* STATED PROBLEM
Reproduce the material exactly, omitting nothing.

* COLLECTED DATA
#####

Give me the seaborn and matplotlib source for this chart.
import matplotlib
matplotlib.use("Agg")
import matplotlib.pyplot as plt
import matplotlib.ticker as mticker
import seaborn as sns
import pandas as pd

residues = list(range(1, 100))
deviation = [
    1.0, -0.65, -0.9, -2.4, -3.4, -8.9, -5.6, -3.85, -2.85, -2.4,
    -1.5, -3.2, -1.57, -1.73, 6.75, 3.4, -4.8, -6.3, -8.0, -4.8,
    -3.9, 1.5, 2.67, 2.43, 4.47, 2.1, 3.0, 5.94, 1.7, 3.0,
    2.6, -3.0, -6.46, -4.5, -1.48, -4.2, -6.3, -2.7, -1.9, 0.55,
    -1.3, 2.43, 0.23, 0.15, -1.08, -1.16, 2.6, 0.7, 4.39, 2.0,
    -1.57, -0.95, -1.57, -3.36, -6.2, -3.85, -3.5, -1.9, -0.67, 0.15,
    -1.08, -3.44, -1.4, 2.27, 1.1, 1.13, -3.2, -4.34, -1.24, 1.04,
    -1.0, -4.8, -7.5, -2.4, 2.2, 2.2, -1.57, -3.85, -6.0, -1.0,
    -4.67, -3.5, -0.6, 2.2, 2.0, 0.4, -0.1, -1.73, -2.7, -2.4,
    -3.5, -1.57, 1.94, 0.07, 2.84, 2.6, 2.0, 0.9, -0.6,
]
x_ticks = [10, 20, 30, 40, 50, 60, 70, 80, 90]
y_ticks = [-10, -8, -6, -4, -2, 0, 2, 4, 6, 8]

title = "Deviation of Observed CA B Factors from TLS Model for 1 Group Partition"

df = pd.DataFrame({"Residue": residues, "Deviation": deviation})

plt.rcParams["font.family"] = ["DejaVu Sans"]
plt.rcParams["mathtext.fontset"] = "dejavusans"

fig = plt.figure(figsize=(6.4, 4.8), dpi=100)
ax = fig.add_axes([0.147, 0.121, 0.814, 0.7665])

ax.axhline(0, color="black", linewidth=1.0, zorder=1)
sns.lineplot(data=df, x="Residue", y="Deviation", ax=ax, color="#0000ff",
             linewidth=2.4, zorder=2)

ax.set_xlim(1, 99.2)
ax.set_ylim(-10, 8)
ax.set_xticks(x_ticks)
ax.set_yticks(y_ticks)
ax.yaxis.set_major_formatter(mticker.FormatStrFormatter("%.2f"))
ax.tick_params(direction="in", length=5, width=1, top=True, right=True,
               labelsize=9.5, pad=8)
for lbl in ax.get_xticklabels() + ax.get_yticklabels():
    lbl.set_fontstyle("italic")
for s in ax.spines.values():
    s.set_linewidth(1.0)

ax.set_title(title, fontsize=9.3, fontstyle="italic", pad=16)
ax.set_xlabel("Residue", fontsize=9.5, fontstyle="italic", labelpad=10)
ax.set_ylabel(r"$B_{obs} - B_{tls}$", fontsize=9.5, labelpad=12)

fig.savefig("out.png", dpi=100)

#####

* CORRECT RESULT
Give me the seaborn and matplotlib source for this chart.
import matplotlib
matplotlib.use("Agg")
import matplotlib.pyplot as plt
import matplotlib.ticker as mticker
import seaborn as sns
import pandas as pd

residues = list(range(1, 100))
deviation = [
    1.0, -0.65, -0.9, -2.4, -3.4, -8.9, -5.6, -3.85, -2.85, -2.4,
    -1.5, -3.2, -1.57, -1.73, 6.75, 3.4, -4.8, -6.3, -8.0, -4.8,
    -3.9, 1.5, 2.67, 2.43, 4.47, 2.1, 3.0, 5.94, 1.7, 3.0,
    2.6, -3.0, -6.46, -4.5, -1.48, -4.2, -6.3, -2.7, -1.9, 0.55,
    -1.3, 2.43, 0.23, 0.15, -1.08, -1.16, 2.6, 0.7, 4.39, 2.0,
    -1.57, -0.95, -1.57, -3.36, -6.2, -3.85, -3.5, -1.9, -0.67, 0.15,
    -1.08, -3.44, -1.4, 2.27, 1.1, 1.13, -3.2, -4.34, -1.24, 1.04,
    -1.0, -4.8, -7.5, -2.4, 2.2, 2.2, -1.57, -3.85, -6.0, -1.0,
    -4.67, -3.5, -0.6, 2.2, 2.0, 0.4, -0.1, -1.73, -2.7, -2.4,
    -3.5, -1.57, 1.94, 0.07, 2.84, 2.6, 2.0, 0.9, -0.6,
]
x_ticks = [10, 20, 30, 40, 50, 60, 70, 80, 90]
y_ticks = [-10, -8, -6, -4, -2, 0, 2, 4, 6, 8]

title = "Deviation of Observed CA B Factors from TLS Model for 1 Group Partition"

df = pd.DataFrame({"Residue": residues, "Deviation": deviation})

plt.rcParams["font.family"] = ["DejaVu Sans"]
plt.rcParams["mathtext.fontset"] = "dejavusans"

fig = plt.figure(figsize=(6.4, 4.8), dpi=100)
ax = fig.add_axes([0.147, 0.121, 0.814, 0.7665])

ax.axhline(0, color="black", linewidth=1.0, zorder=1)
sns.lineplot(data=df, x="Residue", y="Deviation", ax=ax, color="#0000ff",
             linewidth=2.4, zorder=2)

ax.set_xlim(1, 99.2)
ax.set_ylim(-10, 8)
ax.set_xticks(x_ticks)
ax.set_yticks(y_ticks)
ax.yaxis.set_major_formatter(mticker.FormatStrFormatter("%.2f"))
ax.tick_params(direction="in", length=5, width=1, top=True, right=True,
               labelsize=9.5, pad=8)
for lbl in ax.get_xticklabels() + ax.get_yticklabels():
    lbl.set_fontstyle("italic")
for s in ax.spines.values():
    s.set_linewidth(1.0)

ax.set_title(title, fontsize=9.3, fontstyle="italic", pad=16)
ax.set_xlabel("Residue", fontsize=9.5, fontstyle="italic", labelpad=10)
ax.set_ylabel(r"$B_{obs} - B_{tls}$", fontsize=9.5, labelpad=12)

fig.savefig("out.png", dpi=100)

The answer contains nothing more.